The Weyrfolk of Pern are at the mercy of their dragon companions’ baser instincts. When a female dragon rises to mate with the male who catches her, the corresponding riders are overcome with lust themselves. Compelled by their empathic connection with the creatures — the woman associated with the fertile, golden queen dragon is automatically bound to the man associated with the fastest-flying, often the largest, bronze male dragon. This man, according to Weyr custom — becomes the Weyrleader, based solely on his virile dragon’s reproductive rights.

Um… Eew?

Anne McCaffrey is not an author who is exactly bound by rigid gender roles, so this isn’t a simple case to analyze. The protagonist of her book for young adults, Menolly of Dragonsinger, is a musician struggling to practice her talents in a world where instruments and writing songs are male-dominated activities. The character Mirrim in Dragonquest has aspirations to fight the Thread, even though she is a girl. These and other little clues, here and there, make it apparent that McCaffrey herself probably has feminist-leaning philosophies, which I respect. So what’s with this sexual domination thing? Why does she seem to be implying that a man’s dragon has to “fly a queen” to make him a worthy partner? Or capable of leading?
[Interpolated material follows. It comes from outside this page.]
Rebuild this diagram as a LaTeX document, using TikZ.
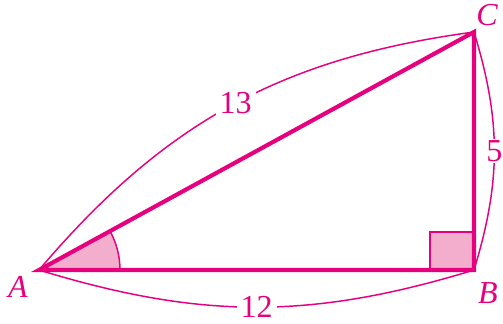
\documentclass[tikz,border=0pt]{standalone}
\usepackage{fontspec}
\setmainfont{Liberation Serif}
\definecolor{mag}{HTML}{E6007E}
\definecolor{pinkfill}{HTML}{F3AECE}
\begin{document}
\begin{tikzpicture}[x=0.75pt,y=-0.75pt,
  side/.style={draw=mag,line width=3.1pt,line join=miter},
  meas/.style={draw=mag,line width=1.1pt},
  lbl/.style={text=mag,font=\fontsize{24}{28}\selectfont\itshape,inner sep=0pt},
  num/.style={text=mag,font=\fontsize{24}{28}\selectfont,fill=white,inner sep=3pt}]
\useasboundingbox (0,0) rectangle (503,324);
\coordinate (A) at (39,270);
\coordinate (B) at (474,270);
\coordinate (C) at (474,32);
% angle mark
\fill[pinkfill,draw=mag,line width=1.1pt] (A) -- ++(81,0) arc[start angle=0,end angle=-28.7,radius=81] -- cycle;
% right angle
\filldraw[fill=pinkfill,draw=mag,line width=1.1pt] (B) rectangle ++(-44,-38);
% measurement arcs
\draw[meas] (A) to[bend left=21] node[num,pos=0.51] (l13) {13} (C);
\draw[meas] (A) to[bend right=17] node[num,pos=0.5] (l12) {12} (B);
\draw[meas] (B) to[bend right=17] node[num,pos=0.5,inner sep=1pt] (l5) {5} (C);
% triangle
\draw[side] (A) -- (B) -- (C) -- cycle;
% labels
\node[lbl] (la) at (18,287) {A};
\node[lbl] (lb) at (488,293) {B};
\node[lbl] (lc) at (487,15) {C};
\end{tikzpicture}
\end{document}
It’s almost as if McCaffrey’s saying, a woman doesn’t have to be dominated, but all women secretly want to be. Even if a woman is free to do what she chooses in every other aspect, still in sex she is bound to surrender; and that’s okay, as long as the man she’s surrendering to is virile and virtuous. The female characters to whom McCaffrey gives the most favor, anyway, certainly fit this model.

However, Kylara — the sort of bad girl of Dragonquest — does not. Unsatisfied with her weyrleader, she goes off on ambitious escapades, which (not coincidentally) result in the neglect of her dragon’s needs. If a man’s dragon “flying a queen” automatically makes him a worthy partner, then why does Kylara feel that her weyrleader is “so ineffectual”? She longs for a man more powerful and ambitious. Isn’t that understandable, that she would want someone more like herself? Why does the book’s ideology have to punish Kylara’s dragon, the sort of physical manifestation of her inner virtue, for pursuing something that might actually be satisfying to her?

I guess it bothers me whenever a book seems to indicate that physicality somehow necessarily correlates to innate goodness, competence, or quality. Though it’s only the dragon‘s physicality and fertility in question, the fact that it’s tied to a character’s virtue still bugs me; it puts one in mind of a Renaissance or even biblical worldview, where any physical scar must automatically indicate a spiritual curse. Shouldn’t we be done with this way of thinking?

I would argue that the tragedy of Kylara results from the injustice of Weyr custom, not merely her own cattiness. This idea that what her dragon wants is best, which is what McCaffrey seems to indicate… It leaves a lot to be desired. Not to mention the implication that things must go bad when a woman’s prowess goes un-dominated. Barf, barf I say!